La notizia dei cinque tifosi del Verona che lo scorso Dicembre cantarono Faccetta nera allo stadio di Livorno, e che per questo sono stati ora inquisiti, conferma che nel nostro Paese esistono limiti precisi alla libertà di espressione. Limiti imposti dalla Legge Mancino che punisce l’istigazione all’odio razziale.
Piaccia oppure no, la legge esiste e quindi va applicata. L’odio razziale pure esiste e talora si manifesta in modo virulento. Ma solo chi ignora le parole della canzone può immaginare che contenga questa istigazione. Chiunque si prenda la briga di scaricare il testo dalla rete, può constatare che Faccetta nera è l’esatto contrario: è cioè un inno all’integrazione razziale e – per dirla tutta – alle unioni miste tra i maschi italiani e le “belle abissine”, all’amore razziale se così vogliamo chiamarlo…
Sgombriamo anzitutto il campo dall’equivoco di ritenere questa canzone l’inno del fascismo che era Giovinezza. Mentre Faccetta nera era il canto della guerra all’Etiopia, della “conquista dell’impero”. Una conquista che non fu certo un pranzo di gala per i conquistati; ma che la retorica del colonialismo (di tutto il colonialismo, non solo di quello italiano) presentava come una liberazione dalla schiavitù, una “promozione” a miglior civiltà…
E proprio da qui parte Faccetta nera con la prima strofa: “Se tu dall’altopiano guardi il mare/ Moretta che sei schiava tra gli schiavi/ Vedrai come in un sogno tante navi/ E un tricolore sventolar per te”. Il tricolore sventola per lei, per la “bell’abissina”, perchè sta arrivando la flotta dei suoi liberatori.

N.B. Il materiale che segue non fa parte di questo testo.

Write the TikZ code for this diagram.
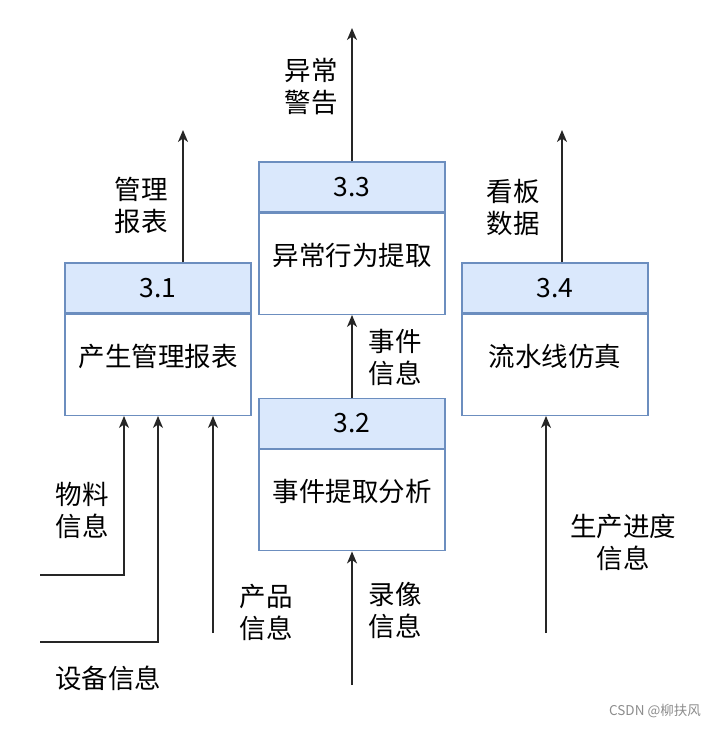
\documentclass[tikz,border=0pt]{standalone}
\usepackage{fontspec}
\setmainfont{Noto Sans CJK SC}
\usepackage{tikz}
\usetikzlibrary{positioning, arrows.meta}

\definecolor{hdfill}{HTML}{DAE8FC}
\definecolor{hdline}{HTML}{6C8EBF}

\begin{document}
\begin{tikzpicture}[x=1pt, y=-1pt,
    font=\fontsize{26.5}{32}\selectfont,
    head/.style = {draw=hdline, fill=hdfill, line width=1.3pt, minimum width=186pt, minimum height=50pt, inner sep=0pt},
    body/.style = {draw=hdline, fill=white, line width=1.3pt, minimum width=186pt, minimum height=101pt, inner sep=0pt, text height=20pt, text depth=17pt},
    flow/.style = {-{Stealth[length=12pt, width=10pt, inset=3.5pt]}, line width=1.5pt, draw=black!85},
    lbl/.style = {align=center, inner sep=0pt}]
                \useasboundingbox (0,0) rectangle (720,730);

                \node[head] at (158, 288) (h31) {3.1};
                \node[body, below=0pt of h31] (b31) {产生管理报表};
                \node[head] at (352, 187) (h33) {3.3};
                \node[body, below=0pt of h33] (b33) {异常行为提取};
                \node[head] at (352, 423.5) (h32) {3.2};
                \node[body, below=0pt of h32] (b32) {事件提取分析};
                \node[head] at (555, 288) (h34) {3.4};
                \node[body, below=0pt of h34] (b34) {流水线仿真};

                \coordinate (report) at (183, 130);
                \coordinate (alarm) at (352, 28);
                \coordinate (board) at (562, 130);
                \coordinate (material) at (40, 575);
                \coordinate (device) at (40, 642);
                \coordinate (product) at (213, 633);
                \coordinate (video) at (352, 685);
                \coordinate (progress) at (546, 633);

                \draw[flow] (h31.north -| report) -- (report);
                \draw[flow] (h33.north) -- (alarm);
                \draw[flow] (h34.north -| board) -- (board);
                \draw[flow] (h32.north) -- (b33.south);
                \draw[flow] (material) -| ([xshift=-34pt]b31.south);
                \draw[flow] (device) -| (b31.south);
                \draw[flow] (product) -- (b31.south -| product);
                \draw[flow] (video) -- (b32.south);
                \draw[flow] (progress) -- (b34.south -| progress);

                \node[lbl] at (141, 205) (l_report) {管理\\报表};
                \node[lbl] at (311, 87) (l_alarm) {异常\\警告};
                \node[lbl] at (513, 207) (l_board) {看板\\数据};
                \node[lbl] at (395, 357) (l_event) {事件\\信息};
                \node[lbl] at (82, 510) (l_material) {物料\\信息};
                \node[lbl] at (266, 612) (l_product) {产品\\信息};
                \node[lbl] at (108, 678) (l_device) {设备信息};
                \node[lbl] at (395, 610) (l_video) {录像\\信息};
                \node[lbl] at (623, 542) (l_progress) {生产进度\\信息};

                \node[text=black!45, font=\fontsize{13.5}{16}\selectfont, inner sep=0pt] at (655, 711) (mark) {CSDN @柳扶风};
\end{tikzpicture}
\end{document}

I quali liberatori tutto le dichiarano fuorchè odio o discriminazione razziale. “ La legge nostra – precisano – è schiavitù d’amore/ Il nostro motto è libertà e dovere”. Insomma si mettono quasi in ginocchio, vien da dire, di fronte alla “Faccetta nera, piccola abissina/ Ti porteremo a Roma, liberata./ Dal sole nostro tu sarai baciata/ Sarai in camicia nera pure tu”.
Chiaro? Anche la camicia nera, cioè anche l’iscrizione al partito, erano pronti a darle! E non pensavano di tenerla segregata da amante nascosta e impresentabile in qualche capanna africana: erano pronti a portarla a Roma, a mostrarla a tutti pubblicamente, perfino a concederle subito la cittadinanza italiana!
Non si può infatti interpretare diversamente il ritornello conclusivo: “Faccetta nera/ Sarai romana/ La tua bandiera/ Sarà sol quella italiana!/ Noi marceremo/ Insieme a te/ E sfileremo avanti al Duce/ E avanti al Re!”
Al di là delle interpretazioni e (delle ironie), è un fatto storico che Faccetta nera, dopo l’esplosivo successo iniziale, fu abbandonata e progressivamente censurata dal regime fascista che, all’emanzione delle leggi razziali nel 1938, arrivò a proibirne la trasmissione alla radio: proprio perchè l’esaltazione della “bell’abissina”, il palpabile desiderio di amplesso multietnico, risultava sconveniente e contaminante per la purezza della razza ariana…
Concludendo con le toghe livornesi, nessuno pretende che conoscano le vicende storiche delle canzoni d’era fascista. Ma che almeno avessero fatto la fatica di leggersi il testo prima di denunciare per istigazione all’odio razziale chi canta Faccetta nera.